Les colloques scientifiques jouent un rôle déterminant dans la recherche historique. Ils permettent aux spécialistes venus d’horizons divers d’exposer les résultats de leurs travaux et de les soumettre à la discussion. De cet échange naît un consensus qui consolide les acquis, ouvre des pistes et pose de nouvelles questions.
Le colloque d’octobre 2023 faisait suite à un premier colloque qui avait permis de présenter le projet « Mémorial Digital de la Shoah ». Ce travail collectif d’historiens institutionnels et de chercheurs indépendants a entrepris d’écrire les biographies des 5 000 juifs qui vivaient au Grand-Duché en 1940 et de les mettre sur internet dans trois langues, au fur et à mesure de leur rédaction. Tout travail de mémoire court le risque de lasser et de banaliser les faits à force de répétitions et d’abstraction. Le projet du « Mémorial » se propose de rendre visibles et concrets les crimes commis par les nazis et de ressusciter cette communauté juive de l’avant-guerre disparue à tout jamais dans la tourmente.

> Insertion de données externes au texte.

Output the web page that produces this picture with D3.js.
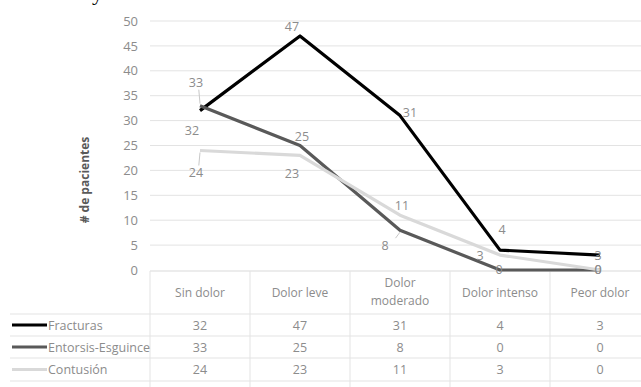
<!DOCTYPE html>
<html>
<head>
<meta charset="utf-8">
<script src="https://cdn.jsdelivr.net/npm/d3@7"></script>
<style>
  body { margin: 0; background: #fff; }
  svg text { font-family: "Liberation Sans Narrow", "Open Sans", sans-serif; }
</style>
</head>
<body>
<div id="chart"></div>
<script>
// categories and series
const categories = ["Sin dolor", "Dolor leve", "Dolor moderado", "Dolor intenso", "Peor dolor"];
const headerLines = [["Sin dolor"], ["Dolor leve"], ["Dolor", "moderado"], ["Dolor intenso"], ["Peor dolor"]];
const seriesNames = ["Fracturas", "Entorsis-Esguince", "Contusión"];
const fracturas = [32, 47, 31, 4, 3];
const entorsis = [33, 25, 8, 0, 0];
const contusion = [24, 23, 11, 3, 0];
const yTicks = [0, 5, 10, 15, 20, 25, 30, 35, 40, 45, 50];

const colors = ["#000000", "#595959", "#d9d9d9"];
// label offsets from each point (dx, dy)
const labelOffsets = [
    [[-8, 20], [-8, -9], [10, -3], [2, -21], [-2, 0]],
    [[-4, -23], [2, -9], [-15, 15], [-1, -1], [-2, -1]],
    [[-4, 22], [-8, 18], [2, -10], [-20, 0], [-2, -1]]
];

const width = 641, height = 387;
const svg = d3.select("#chart").append("svg")
    .attr("width", width)
    .attr("height", height);

// scales
const xScale = d3.scaleBand().domain(categories).range([150, 650]);
const yScale = d3.scaleLinear().domain([0, 50]).range([270, 21]);
const cx = c => xScale(c) + xScale.bandwidth() / 2;

// remnant of text above the chart
svg.append("text").attr("x", 92).attr("y", 0)
    .style("font-family", "Liberation Serif, serif")
    .style("font-size", "22px").attr("fill", "#000").text("y");

// gridlines
svg.append("g").selectAll("line")
    .data(yTicks.filter(d => d > 0))
    .enter().append("line")
    .attr("x1", 150).attr("x2", width)
    .attr("y1", d => yScale(d)).attr("y2", d => yScale(d))
    .attr("stroke", "#e3e3e3").attr("stroke-width", 1);

// y axis labels
const yAxis = d3.axisLeft(yScale).tickValues(yTicks).tickSize(0).tickPadding(0);
const yg = svg.append("g").attr("transform", "translate(138,0)").call(yAxis);
yg.select(".domain").remove();
yg.selectAll("text").attr("fill", "#8c8c8c").style("font-size", "13px")
    .style("font-family", "Liberation Sans Narrow, Open Sans, sans-serif");

// y axis title
svg.append("text")
    .attr("transform", "translate(89,180) rotate(-90)")
    .attr("text-anchor", "middle")
    .attr("fill", "#595959")
    .style("font-size", "12px")
    .style("font-weight", "bold")
    .text("# de pacientes");

// data table
const rowTops = [271, 314, 336, 358, 381];
const table = svg.append("g");
table.append("line").attr("x1", 150).attr("x2", width)
    .attr("y1", rowTops[0]).attr("y2", rowTops[0]).attr("stroke", "#d9d9d9");
rowTops.slice(1).forEach(y => {
    table.append("line").attr("x1", 10).attr("x2", width)
        .attr("y1", y).attr("y2", y).attr("stroke", "#e3e3e3");
});
categories.forEach(c => {
    table.append("line").attr("x1", xScale(c)).attr("x2", xScale(c))
        .attr("y1", rowTops[0]).attr("y2", height).attr("stroke", "#e3e3e3");
});

// header labels
headerLines.forEach((lines, i) => {
    const t = table.append("text")
        .attr("x", cx(categories[i]))
        .attr("text-anchor", "middle")
        .attr("fill", "#8c8c8c")
        .style("font-size", "12px");
    const y0 = lines.length === 1 ? 297 : 287;
    lines.forEach((l, j) => {
        t.append("tspan").attr("x", cx(categories[i])).attr("y", y0 + j * 18).text(l);
    });
});

const allSeries = [fracturas, entorsis, contusion];

// rows with legend keys
allSeries.forEach((vals, s) => {
    const mid = (rowTops[s + 1] + rowTops[s + 2]) / 2;
    table.append("line").attr("x1", 12).attr("x2", 47)
        .attr("y1", mid).attr("y2", mid)
        .attr("stroke", colors[s]).attr("stroke-width", 3);
    table.append("text").attr("x", 48).attr("y", mid + 4.5)
        .attr("fill", "#8c8c8c").style("font-size", "12.5px")
        .text(seriesNames[s]);
    vals.forEach((v, i) => {
        table.append("text").attr("x", cx(categories[i])).attr("y", mid + 4.5)
            .attr("text-anchor", "middle")
            .attr("fill", "#8c8c8c").style("font-size", "12.5px")
            .text(v);
    });
});

// lines
const line = d3.line()
    .x((d, i) => cx(categories[i]))
    .y(d => yScale(d));

allSeries.forEach((vals, s) => {
    svg.append("path")
        .datum(vals)
        .attr("d", line)
        .attr("fill", "none")
        .attr("stroke", colors[s])
        .attr("stroke-width", 3.2)
        .attr("stroke-linejoin", "round");
});

// leader lines
const leaders = [[1, 0], [2, 0], [1, 2]];
leaders.forEach(([s, i]) => {
    const px = cx(categories[i]), py = yScale(allSeries[s][i]);
    const [dx, dy] = labelOffsets[s][i];
    const ly = py + dy + (dy < 0 ? 7 : -7);
    svg.append("line")
        .attr("x1", px + dx * 0.3).attr("y1", ly)
        .attr("x2", px).attr("y2", py + (dy < 0 ? -2 : 2))
        .attr("stroke", "#c8c8c8").attr("stroke-width", 1);
});

// data labels
allSeries.forEach((vals, s) => {
    svg.append("g").selectAll("text")
        .data(vals)
        .enter().append("text")
        .attr("x", (d, i) => cx(categories[i]) + labelOffsets[s][i][0])
        .attr("y", (d, i) => yScale(d) + labelOffsets[s][i][1] + 4.5)
        .attr("text-anchor", "middle")
        .attr("fill", "#8c8c8c")
        .style("font-size", "12.5px")
        .text(d => d);
});
</script>
</body>
</html>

La journée d’études fut ouverte par Simone Niclou, vice-rectrice de l’Université, qui souligna l’actualité et l’importance du projet et donna la parole à Denis Scuto, vice-directeur du C2DH qui assure la coordination du projet et la supervision scientifique avec l’aide d’une équipe composée de Marc Gloden, Daniel Thilman, Blandine Landau et, pour le groupe de Wittlich, Wolfgang Schmitt-Koelzer.
Le « Mémorial » a jusqu’ici mis en ligne cent biographies. Elles ont été rédigées par trente historiens et concernent 350 personnes. 350 sur 5 000, c’est un début, mais reste loin de l’objectif. Les premiers contours se dessinent, de premières constatations peuvent être faites. Scuto est dès à présent convaincu qu’il faudra réviser le chiffre communément admis de 5 000 juifs présents au Luxembourg en mai 1940. Le chiffre fait question car il n’y avait pas de listes de juifs avant l’arrivée des nazis. Qui aurait-il fallu considérer comme juif ? Les membres de la « communauté juive » ? Les membres à jour de leurs cotisations ? Les résidents légaux en possession d’un passeport luxembourgeois ? Les émigrés en transit ? Les convertis, les demi-juifs, les couples mixtes ? Pour les initiateurs du projet il est indispensable d’intégrer dans l’étude l’ensemble des personnes persécutées ou taxées de juifs par les nazis qui constituent une communauté de destin. Dans les biographies apparaît l’importance jusqu’ici sous-estimée de certains contacts, de certains réseaux, comme par example celui du professeur Biermann.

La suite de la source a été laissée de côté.